If we are truly a public health-centric food safety system, we have to move to the other direction of ensuring recalled products are off the market, which is really a little more similar to how FSIS overall approaches recalls. They’ve done a lot of really good things over the last decade. They’re modernizing their process and making it a much more effective process.
QA: Who should read this white paper?
SM: It really sort of it everybody. There are pieces of this that are definitely consumer oriented and at least would help those that are working in the consumer advocacy area identify some things that they should be requesting, asking or demanding. I would argue demanding in some instances.
The industry very much is engaged in this process. There’s nothing in this report that would be a shock to a recall coordinator anywhere in this country, and it really does talk about some of their main pain points, classification being one of them. Waiting weeks or months does not work. That is not a good system.
The other thing that we face is the lack of information sharing, particularly if FDA obtains a distribution list and is unwilling to share those elsewhere. Then that means you can end up with 20, 30, 40, 60 different jurisdictions contacting the firm when they’re in this emergency situation and really shouldn’t be dealing with all those requests. But they’re responding to requests for the same information that has already been provided to the federal government, and that’s not being shared with others. That just doesn’t make any sense. That’s not a good use of anyone’s time, and the American consumers deserve better.
QA: What’s your big takeaway from the white paper?
SM: I was a little disappointed that some of the key recommendations from previous reports were really not dealt with in a substantive manner. Whether you’re looking at the OIG or GAO reports, all of them are saying basically the same thing. Some of the key things from all the way back to over 20 years ago still remain as challenges. That just doesn’t seem like it’s effective and what we would expect out of the FDA.
QA: What do you expect reader takeaway to be?
SM: I think it’ll be that it’s time to work in this area, and it’s definitely an area that everyone can do better. I think all levels of government, the firms and the consumers all have a role in this effort.
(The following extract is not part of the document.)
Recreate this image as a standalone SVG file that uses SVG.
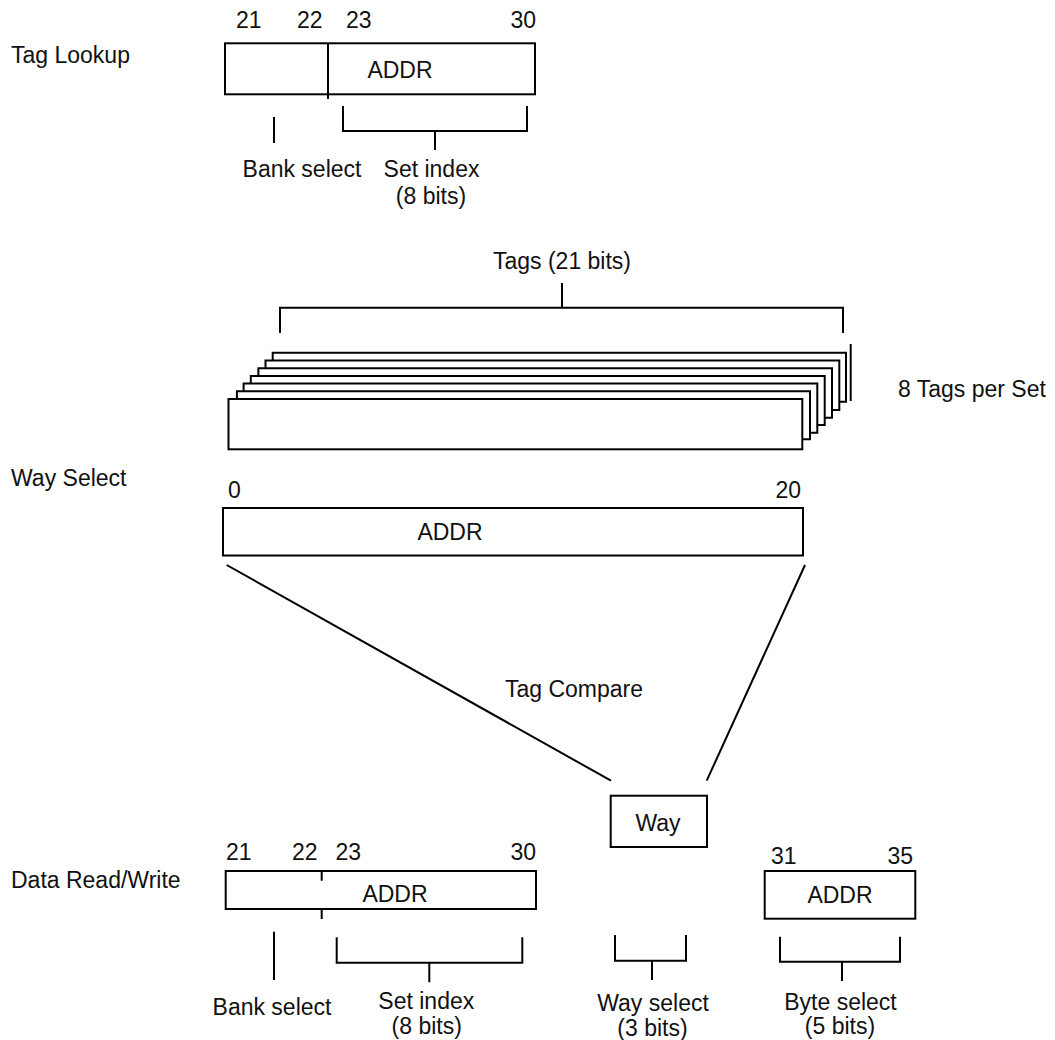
<svg xmlns="http://www.w3.org/2000/svg" width="1055" height="1040" viewBox="0 0 1055 1040">
<style>
text{font-family:"Liberation Sans",Arial,sans-serif;font-size:23px;fill:#111}
.m{text-anchor:middle}
.e{text-anchor:end}
.s{fill:none;stroke:#000;stroke-width:2}
</style>
<rect width="1055" height="1040" fill="#fff"/>
<g id="labels">
<text x="11" y="63">Tag Lookup</text>
<text x="11" y="486">Way Select</text>
<text x="11" y="888">Data Read/Write</text>
<text x="898" y="397">8 Tags per Set</text>
<text class="m" x="574" y="697">Tag Compare</text>
</g>
<g id="tag-lookup-addr">
<rect class="s" x="225" y="43.3" width="310" height="51"/>
<path class="s" d="M328,43 V99"/>
<text x="236" y="28">21</text>
<text x="297" y="28">22</text>
<text x="346" y="28">23</text>
<text class="e" x="536" y="28">30</text>
<text class="m" x="400" y="78">ADDR</text>
</g>
<g id="tag-lookup-fields">
<path class="s" d="M274,117 V143"/>
<path class="s" d="M343,106 V131 H527 V106 M435,131 V150"/>
<text class="m" x="302" y="177">Bank select</text>
<text class="m" x="431.5" y="177">Set index</text>
<text class="m" x="431" y="204">(8 bits)</text>
</g>
<g id="tags-bracket">
<path class="s" d="M280,333 V307.7 H843 V333 M562,307.7 V283"/>
<text class="m" x="562" y="269">Tags (21 bits)</text>
</g>
<g id="tag-stack">
<path class="s" d="M850.7,344 V401"/>
<path class="s" d="M272.7,360.5 V352.8 H846 V401.7 H839.3"/>
<path class="s" d="M265.5,368.2 V360.5 H839.3 V410 H832"/>
<path class="s" d="M258.4,375.9 V368.2 H832 V417.7 H824.7"/>
<path class="s" d="M250.8,383.6 V375.9 H824.7 V425 H817.3"/>
<path class="s" d="M243.6,391.3 V383.6 H817.3 V432.7 H810"/>
<path class="s" d="M236.9,399 V391.3 H810 V439.3 H802.3"/>
<rect class="s" x="228.5" y="399" width="573.8" height="50.3" fill="#fff"/>
</g>
<g id="way-select-addr">
<rect class="s" x="223" y="508" width="580" height="47.5"/>
<text x="228" y="498">0</text>
<text class="e" x="801" y="498">20</text>
<text class="m" x="450" y="540">ADDR</text>
</g>
<g id="connectors">
<path class="s" d="M226.7,565 L611,780.7"/>
<path class="s" d="M805,565 L706.7,780.7"/>
</g>
<g id="way">
<rect class="s" x="610.7" y="795.7" width="96.3" height="51.3"/>
<text class="m" x="658" y="830.7">Way</text>
</g>
<g id="data-addr">
<rect class="s" x="225.7" y="871" width="310.3" height="38"/>
<path class="s" d="M321.7,871 V880.7 M321.7,909 V919"/>
<text x="226" y="860">21</text>
<text x="292" y="860">22</text>
<text x="335.5" y="860">23</text>
<text class="e" x="536" y="860">30</text>
<text class="m" x="395" y="901.7">ADDR</text>
</g>
<g id="data-fields">
<path class="s" d="M274,931.7 V980"/>
<path class="s" d="M336.7,937.3 V962.7 H522.3 V937.3 M429.3,962.7 V982.3"/>
<text class="m" x="272" y="1015">Bank select</text>
<text class="m" x="426.3" y="1009">Set index</text>
<text class="m" x="426.7" y="1034">(8 bits)</text>
</g>
<g id="way-select-field">
<path class="s" d="M615,935 V960.7 H686 V935 M652,960.7 V980"/>
<text class="m" x="653" y="1011">Way select</text>
<text class="m" x="652.5" y="1036">(3 bits)</text>
</g>
<g id="byte-addr">
<rect class="s" x="764.7" y="871" width="150.6" height="47.7"/>
<text x="771" y="864">31</text>
<text class="e" x="913" y="864">35</text>
<text class="m" x="840" y="903.3">ADDR</text>
</g>
<g id="byte-select-field">
<path class="s" d="M780,936.7 V961.7 H900 V936.7 M842,961.7 V981"/>
<text class="m" x="840.5" y="1010">Byte select</text>
<text class="m" x="840" y="1034">(5 bits)</text>
</g>
</svg>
All of us could perform better than we are today.
QA: Why is this white paper coming out at an important time?
SM: Having two major national organizations, AFDO and STOP, really focused on recalls at the same time over a three-year period of time, both with industry, consumers and our regulators engaged, that tells you something. Both have similar conclusions. (I would argue we might be a little more in the process weeds because we’re a little more engaged on the process side, and they might be a bit more on the consumer side because that’s who they represent.) But to have two major national organizations exert this much effort on recalls is a sign that something needs to be done.